Mattel's new gender-neutral dolls pander to damaging adult concerns.
The release of gender-neutral dolls by Mattel will no more affect a child’s developing outlook in life than Chief Cherokee, GI Joe or Tiny Tears did. Mattel’s release is simply business. But the justification and comment that surround it are simply reactionary.
Mattel, the makers of Ken and Barbie, have released the ‘Creatable World’ series, a line of six, childlike dolls that have different skin tones, multiple hairstyles and a variety of clothing styles. So far, so innocuous. According to the company, the aim of the dolls is to celebrate ‘the positive impact of inclusivity’. Kim Culmone, Mattel’s senior vice-president of fashion doll design, tells us that ‘this line allows all kids to express themselves freely, which is why it resonates so strongly with them’. She followed this with the amazing intellectual leap that the dolls will ‘encourage people to think more broadly about how all kids can benefit from doll play’.
But this is more than just clever, culturally on-point ‘marketing’. The transformative claims made for these dolls simply don’t stack up. This is not about children and ‘play’ — rather, it is about the creation of a divisive, vindictive and debilitating moral climate. While the release of the dolls themselves is of little concern, the same cannot be said for the blinkered commitment of the creative commentariat to the ethos of gender-neutrality. The willingness of these elitists to defy logic, ignore conventional biological distinctions and play fast and loose with the ‘evidence’ is apparent and obnoxious.
The accompanying marketing and PR are bad enough, but the dolls’ slavish promotion by the commentariat is despicable. It speaks of an insidious and rapidly developing ideological consensus among the elite. They have marshalled the services of child experts, therapists and the LGBTQ community to justify and validate their offensive against what one commentator called ‘outsiders’.
Molly Woodstock, a gender educator, insists that, ‘Just the social and cultural validation of trans and non-binary gender identities through this doll feels really powerful’. Woodstock’s comments illustrate that while trans activists will pay lip service to the importance of child development, really they see this issue as little more than an excuse to justify social engineering.

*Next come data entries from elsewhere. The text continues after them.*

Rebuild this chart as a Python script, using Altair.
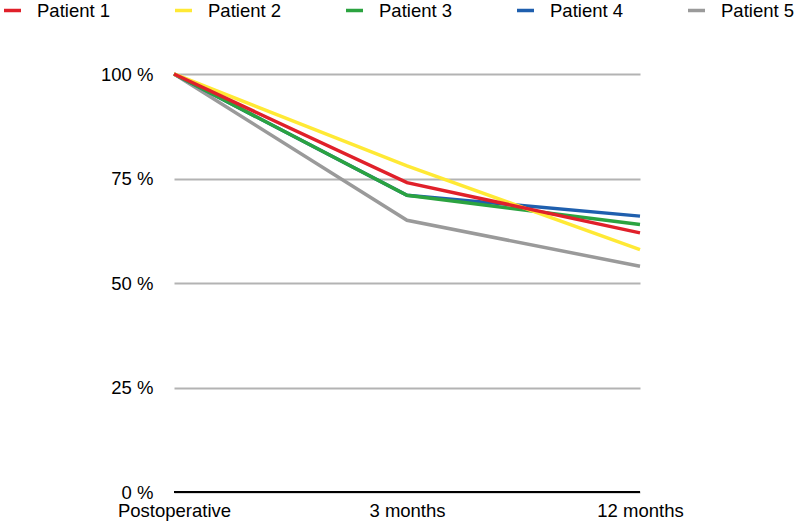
import altair as alt
import pandas as pd

timepoints = ["Postoperative", "3 months", "12 months"]
patients = ["Patient 1", "Patient 2", "Patient 3", "Patient 4", "Patient 5"]
colors = ["#e0202a", "#ffe935", "#2ba340", "#1f5fae", "#9a9a9a"]
values = {
    "Patient 1": [100, 74, 62],
    "Patient 2": [100, 78, 58],
    "Patient 3": [100, 71, 64],
    "Patient 4": [100, 71, 66],
    "Patient 5": [100, 65, 54],
}
y_ticks = [0, 25, 50, 75, 100]
baseline = [0]

draw_order = ["Patient 5", "Patient 4", "Patient 3", "Patient 2", "Patient 1"]
rows = []
for i, p in enumerate(draw_order):
    for t, v in zip(timepoints, values[p]):
        rows.append({"patient": p, "time": t, "value": v, "z": i})
df = pd.DataFrame(rows)

FONT = "Liberation Sans"
FS = 18.5

lines = alt.Chart(df).mark_line(strokeWidth=3.5).encode(
    x=alt.X("time:N", sort=timepoints, scale=alt.Scale(type="point", padding=0),
            axis=alt.Axis(title=None, labelAngle=0, labelFontSize=FS, labelFont=FONT,
                          labelColor="black", labelPadding=9, ticks=False, domain=False, grid=False)),
    y=alt.Y("value:Q", scale=alt.Scale(domain=[0, 100]),
            axis=alt.Axis(title=None, values=y_ticks, labelExpr="datum.value + ' %'",
                          labelFontSize=FS, labelFont=FONT, labelColor="black",
                          labelPadding=21, ticks=False, domain=False,
                          gridColor="#b3b3b3", gridWidth=2)),
    color=alt.Color("patient:N", scale=alt.Scale(domain=patients, range=colors),
                    legend=alt.Legend(title=None, orient="none", direction="horizontal",
                                      legendX=-172, legendY=-74, padding=0,
                                      symbolType="stroke", symbolSize=289, symbolStrokeWidth=3.5,
                                      labelFontSize=FS, labelFont=FONT, labelColor="black",
                                      labelOffset=14, columnPadding=57, labelLimit=200)),
    detail="patient:N",
    order=alt.Order("z:Q"),
)

base_rule = alt.Chart(pd.DataFrame({"y": baseline})).mark_rule(color="black", strokeWidth=2).encode(
    y="y:Q"
)

chart = alt.layer(base_rule, lines).properties(
    width=466, height=418,
    autosize=alt.AutoSizeParams(type="none"),
    padding={"left": 174, "top": 74, "right": 160, "bottom": 30},
    background="white",
).configure_view(stroke=None)

chart.save("out.html", embed_options={"renderer": "svg", "actions": False})
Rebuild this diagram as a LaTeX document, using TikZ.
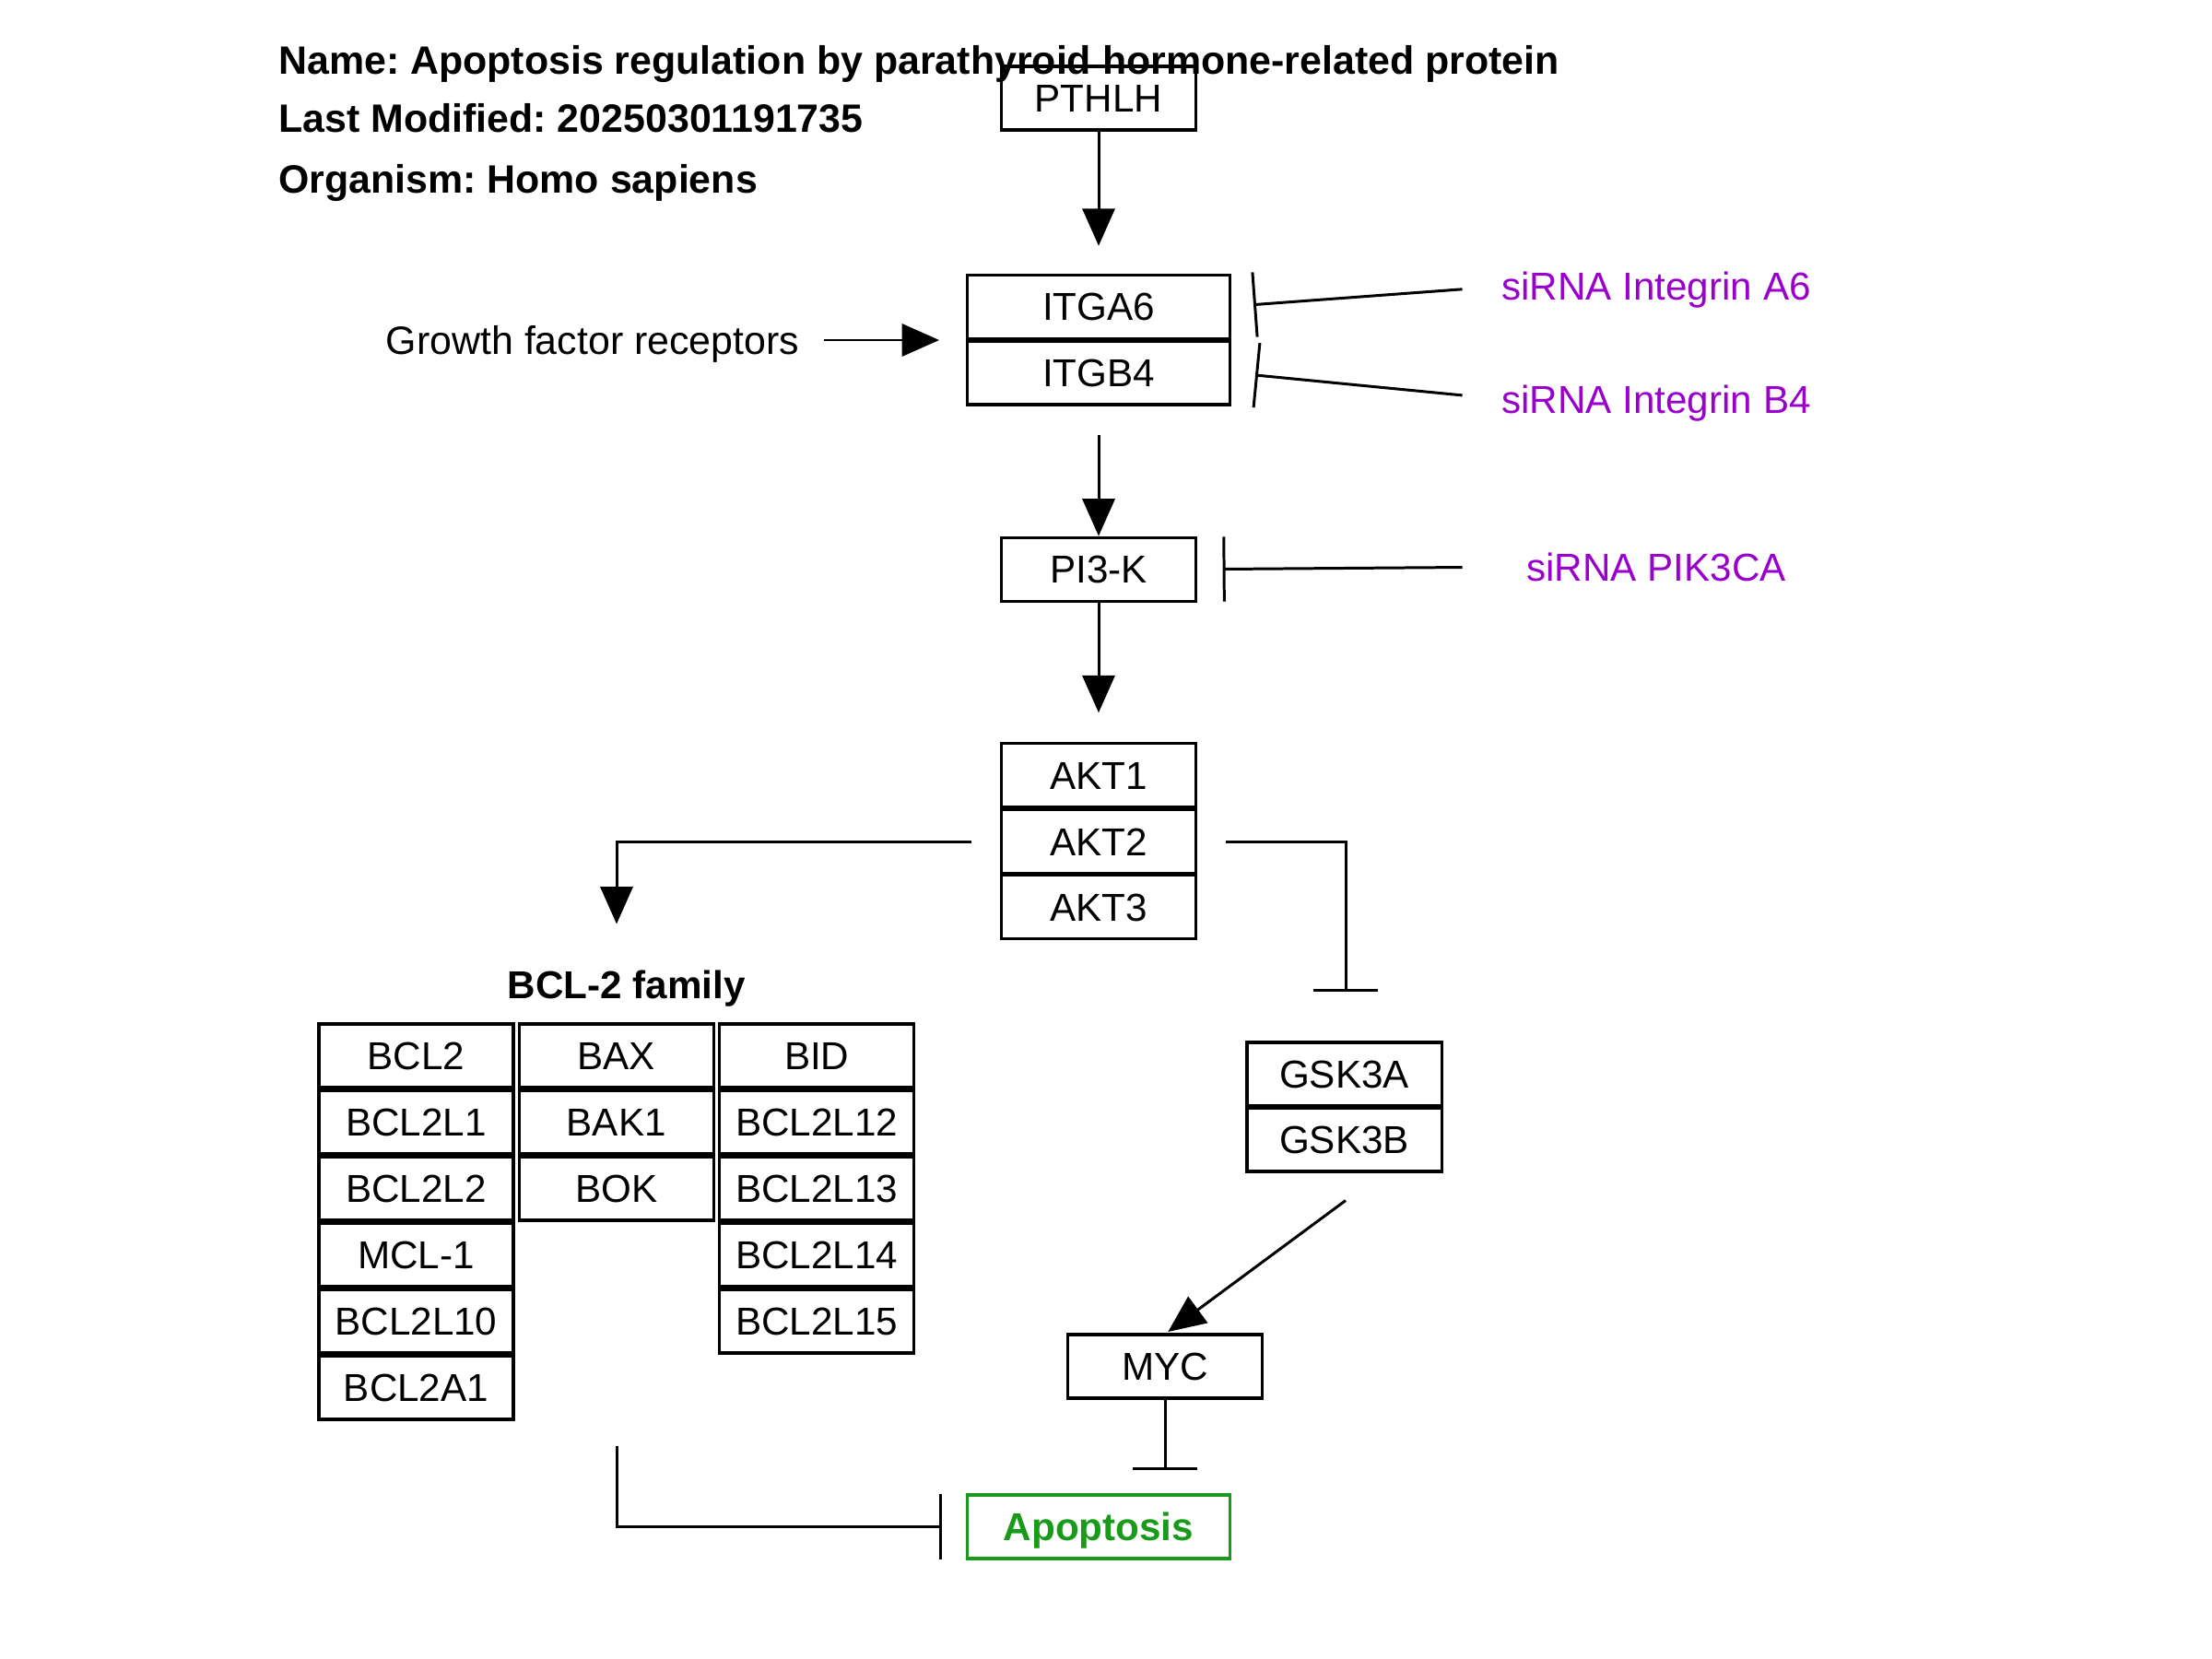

Culmone and Woodstock’s argument that doll play to date has encouraged stereotypical or prejudicial behaviour in children, or even stunted their ability to express themselves freely, is a wildly deterministic and elitist view of how social relations develop. It is a simplistic view of the development of children based on a dangerous middle-class prejudice that people are mere empty vessels. It is a patronising and contemptible belief in ‘monkey see, monkey do’.
In the Guardian, André Wheeler strained to give the promotion of gender-neutrality some statistical depth, but admitted that ‘studies examining gender identification among young children are hard to come by…’.
Or to put it another way, they don’t exist. But, not wanting the lack of evidence to get in the way of a good, ideologically motivated story, Wheeler continues: ‘A recent report found that 27 per cent of California teens surveyed identified as gender-nonconforming to varying extents.’ This is an incredible ‘logical’ leap. Wheeler is as quick to overlook the lack of evidence as he is to merge distinct sociological categories, in this case those of young children and teens.
Laura A Jacobs, a trans- and gender-queer-identified therapist specialising in LGBTQ issues, continues the theme of ignoring important sociological categories to suit an argument. She tells Kells McPhillips at Well and Good, ‘There are a lot of youth who are exploring gender and this gives them yet another model, so to speak, to feel validated… whereas beforehand, when we just had very heteronormative Barbies and Kens, a lot of people felt they were left out of that.’ Did they? Are little children and teenagers kicking down these doors of perception? This line of ‘thought’ is a blatant intellectual fudge and a politically loaded sleight-of-hand. ‘Youth’ don’t play with dolls. Children can ‘see themselves’ in teddy bears and unicorns as much as they might in Barbie dolls. And validation comes with adulthood not from childhood.
While the contradictions inherent in the quest for gender-neutrality are glaring, the commentariat prove only too willing to push on. If anything, they complain, the dolls don’t go far enough. The founder (name withheld) of the sex-positive educational website, Shrimp Teeth, told McPhillips, ‘There’s a question of how we should visually represent these super complex topics… which raises the question: What would non-binary gender look like without just resorting to short hair, long hair, “boy clothes”, “girl clothes”.’ (Retractable genitalia anyone?)
McPhillips herself thinks that the ‘dolls still fall short of comprehensive representation’. This is the ridiculous and ever-expanding fantasy of the politics of gender-neutrality. It is subjective and therefore open to constant change – it is all in the head of the beholder.
The rejection of biological distinctions in favour of ‘feeling different’ may tie these ideologues in knots, but it is unlikely to stop them. By all means, buy Creatable Worlds for your kids. They will love them as they would any other doll. But they won’t buy the crap that comes with them. And nor should we.